В 2005 году, во время работы редактором службы информации телекомпании «ТВ Экспресс» (г. Балаково Саратовской области), я завершил работу над видеопроектом «60-летию Победы – 60 фильмов». В каждой его серии – судьба человека, пережившего самую страшную войну XX века. Ветеранов старался подбирать разных, чтобы получилась своеобразная энциклопедия войны. Среди героев – и партизаны, и артиллеристы, и связисты, и тыловики, и блокадники, и узники, даже бывшая беспризорница. Долго думал, стоит ли давать название каждому фильму, и решил, что в этом нет необходимости. Поэтому получилась многочасовая видеоэпопея о Великой Отечественной войне под общим названием «Дорогами войны». Почти все сценарии уже выложены на портале «Проза.ру» http://www.proza.ru/avtor/jykar. В эту статью решил включить одну из самых щемящих историй….

Медсестра Рая Тимаева начала писать свой фронтовой дневник, когда наши войска стали освобождать Белоруссию. Первая, сентября 43-го, запись в худеньком блокноте, который умещался в кармане гимнастёрки:
«Мирные жители вылезают из лесов, ложбин, возвращаются с дороги, по которой их гнали в Германию».
Блокнот Рае подарили разведчики. Он принадлежал какому-то фрицу. На форзаце надпись Tagebuch aus dem Felde vom. 17.7.43 – Alois Hartz – ТАГЕБУХ АУС ДЕ ФЕЛЬДЕ, т. е. полевой дневник и подпись Алоис Хартц 17 августа 43-го.

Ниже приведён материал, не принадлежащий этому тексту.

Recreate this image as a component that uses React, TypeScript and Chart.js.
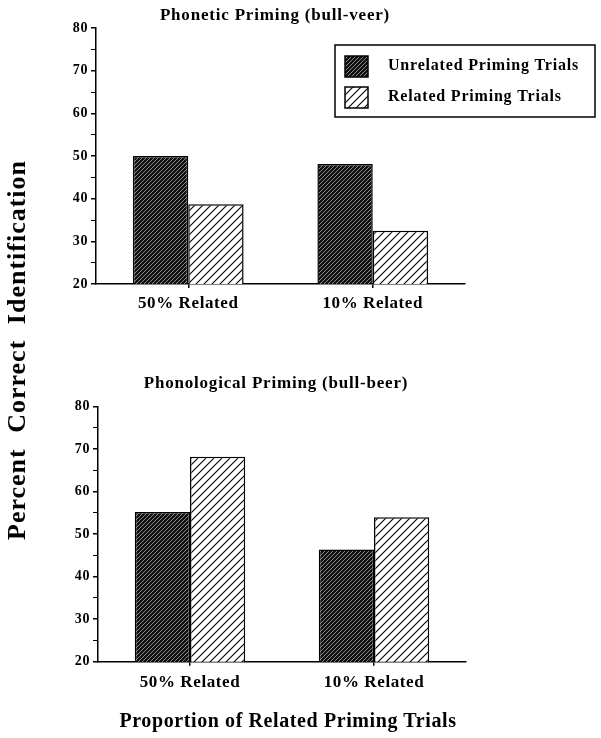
import React, { useEffect, useRef } from "react";
import { Chart, registerables } from "chart.js";
Chart.register(...registerables);

const categories = ["50% Related", "10% Related"];
const seriesNames = ["Unrelated Priming Trials", "Related Priming Trials"];
const phoneticUnrelated = [50.0, 48.1];
const phoneticRelated = [38.7, 32.5];
const phonologicalUnrelated = [55.2, 46.4];
const phonologicalRelated = [68.2, 54.0];
const yTickLabels = [20, 30, 40, 50, 60, 70, 80];
const panelTitles = ["Phonetic Priming (bull-veer)", "Phonological Priming (bull-beer)"];
const yTitle = "Percent Correct Identification";
const xTitle = "Proportion of Related Priming Trials";

const SERIF = '"Liberation Serif", "Times New Roman", Times, serif';

function makePattern(size: number, bg: string, fg: string, lw: number) {
  const c = document.createElement("canvas");
  c.width = size;
  c.height = size;
  const g = c.getContext("2d")!;
  g.fillStyle = bg;
  g.fillRect(0, 0, size, size);
  g.strokeStyle = fg;
  g.lineWidth = lw;
  g.beginPath();
  g.moveTo(-1, size + 1);
  g.lineTo(size + 1, -1);
  g.moveTo(-1, 1);
  g.lineTo(1, -1);
  g.moveTo(size - 1, size + 1);
  g.lineTo(size + 1, size - 1);
  g.stroke();
  return g.createPattern(c, "repeat")!;
}

const spacingPlugin = (sp: string) => ({
  id: "letterSpacing",
  beforeUpdate(chart: any) {
    chart.ctx.letterSpacing = sp;
  },
  beforeDraw(chart: any) {
    chart.ctx.letterSpacing = sp;
  },
});

const boxLegendPlugin = {
  id: "boxLegend",
  afterDraw(chart: any) {
    const ctx = chart.ctx;
    const ds = chart.data.datasets;
    ctx.save();
    ctx.letterSpacing = "0.8px";
    ctx.strokeStyle = "#000";
    ctx.lineWidth = 1.5;
    ctx.strokeRect(335, 45, 260, 72);
    const rows = [56, 87];
    ds.forEach((d: any, i: number) => {
      const y = rows[i];
      ctx.fillStyle = d.backgroundColor;
      ctx.fillRect(345, y, 23, 21);
      ctx.lineWidth = 1.5;
      ctx.strokeRect(345, y, 23, 21);
      ctx.fillStyle = "#000";
      ctx.font = `bold 16px ${SERIF}`;
      ctx.textBaseline = "middle";
      ctx.textAlign = "left";
      ctx.fillText(d.label, 388, y + 9.5);
    });
    ctx.restore();
  },
};

function makeConfig(
  unrelated: number[],
  related: number[],
  dark: CanvasPattern,
  light: CanvasPattern,
  padTop: number,
  padRight: number,
  yWidth: number,
  xHeight: number,
  xPad: number,
  withLegend: boolean
): any {
  const plugins: any[] = [spacingPlugin("0.6px")];
  if (withLegend) plugins.push(boxLegendPlugin);
  return {
    type: "bar",
    data: {
      labels: categories,
      datasets: [
        {
          label: seriesNames[0],
          data: unrelated,
          backgroundColor: dark,
          borderColor: "#000",
          borderWidth: 1.5,
          borderSkipped: false,
          categoryPercentage: 0.6,
          barPercentage: 1,
        },
        {
          label: seriesNames[1],
          data: related,
          backgroundColor: light,
          borderColor: "#000",
          borderWidth: 1.5,
          borderSkipped: false,
          categoryPercentage: 0.6,
          barPercentage: 1,
        },
      ],
    },
    plugins,
    options: {
      animation: false,
      responsive: false,
      maintainAspectRatio: false,
      layout: { padding: { top: padTop, right: padRight, left: 0, bottom: 0 } },
      plugins: {
        legend: { display: false },
        tooltip: { enabled: false },
        title: { display: false },
      },
      scales: {
        x: {
          offset: true,
          grid: {
            display: true,
            drawOnChartArea: false,
            offset: false,
            tickLength: 4,
            color: "#000",
            lineWidth: 1.5,
          },
          border: { display: true, color: "#000", width: 1.5 },
          ticks: {
            color: "#000",
            font: { family: SERIF, size: 17, weight: "bold" },
            padding: xPad,
            maxRotation: 0,
          },
          afterFit: (s: any) => {
            s.height = xHeight;
          },
        },
        y: {
          min: 20,
          max: 80,
          ticks: {
            stepSize: 5,
            autoSkip: false,
            color: "#000",
            font: { family: SERIF, size: 14, weight: "bold" },
            padding: 3,
            callback: (v: any) => (yTickLabels.includes(Number(v)) ? String(v) : ""),
          },
          grid: {
            display: true,
            drawOnChartArea: false,
            tickLength: 5,
            color: "#000",
            lineWidth: (c: any) => (c.tick && c.tick.value % 10 === 0 ? 1.5 : 1),
          },
          border: { display: true, color: "#000", width: 1.5 },
          afterFit: (s: any) => {
            s.width = yWidth;
          },
        },
      },
    },
  };
}

const textBase: React.CSSProperties = {
  position: "absolute",
  fontFamily: SERIF,
  fontWeight: "bold",
  color: "#000",
  whiteSpace: "nowrap",
  lineHeight: 1,
};

export default function App() {
  const topRef = useRef<HTMLCanvasElement>(null);
  const botRef = useRef<HTMLCanvasElement>(null);

  useEffect(() => {
    const dark = makePattern(4, "#111", "#8a8a8a", 1);
    const light = makePattern(8, "#fff", "#000", 1.1);
    const c1 = new Chart(
      topRef.current!,
      makeConfig(phoneticUnrelated, phoneticRelated, dark, light, 28, 136, 96, 46, 5, true)
    );
    const c2 = new Chart(
      botRef.current!,
      makeConfig(phonologicalUnrelated, phonologicalRelated, dark, light, 46.7, 135, 98, 66.3, 7, false)
    );
    return () => {
      c1.destroy();
      c2.destroy();
    };
  }, []);

  return (
    <div style={{ position: "absolute", left: 0, top: 0, width: 601, height: 738, background: "#fff" }}>
      <canvas
        ref={topRef}
        width={601}
        height={330}
        style={{ position: "absolute", left: 0, top: 0, width: 601, height: 330 }}
      />
      <canvas
        ref={botRef}
        width={601}
        height={368}
        style={{ position: "absolute", left: 0, top: 360, width: 601, height: 368 }}
      />
      <div style={{ ...textBase, left: 275, top: 14, fontSize: 17, letterSpacing: "0.8px", transform: "translate(-50%,-50%)" }}>
        {panelTitles[0]}
      </div>
      <div style={{ ...textBase, left: 276, top: 382, fontSize: 17, letterSpacing: "0.8px", transform: "translate(-50%,-50%)" }}>
        {panelTitles[1]}
      </div>
      <div
        style={{
          ...textBase,
          left: 17,
          top: 350,
          fontSize: 26,
          letterSpacing: "1px",
          wordSpacing: "8px",
          transform: "translate(-50%,-50%) rotate(-90deg)",
        }}
      >
        {yTitle}
      </div>
      <div style={{ ...textBase, left: 288, top: 720, fontSize: 20, letterSpacing: "0.6px", transform: "translate(-50%,-50%)" }}>
        {xTitle}
      </div>
    </div>
  );
}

Сначала они  гнали нас, теперь мы их.
Рая буквально выпросилась на фронт. Она жила в Кустанае (Казахстан) и закончила четырёхмесячные курсы медсестёр. Но ей было всего 17 лет. Куда такой девчонке? И всё же вот оно – направление в госпиталь и – вокзал.
– Всех провожали, а меня нет, потому что родители были в совхозе и оттуда добраться нелегко. Я перед самым отъездом дала телеграмму и не думала, что приедут: метель мела. Но перед самым отъездом вдруг слышу, как кто-то кричит мою фамилию. Смотрю: мама бежит, путаясь в тулупе. И в ночь на 23 февраля состав пошёл.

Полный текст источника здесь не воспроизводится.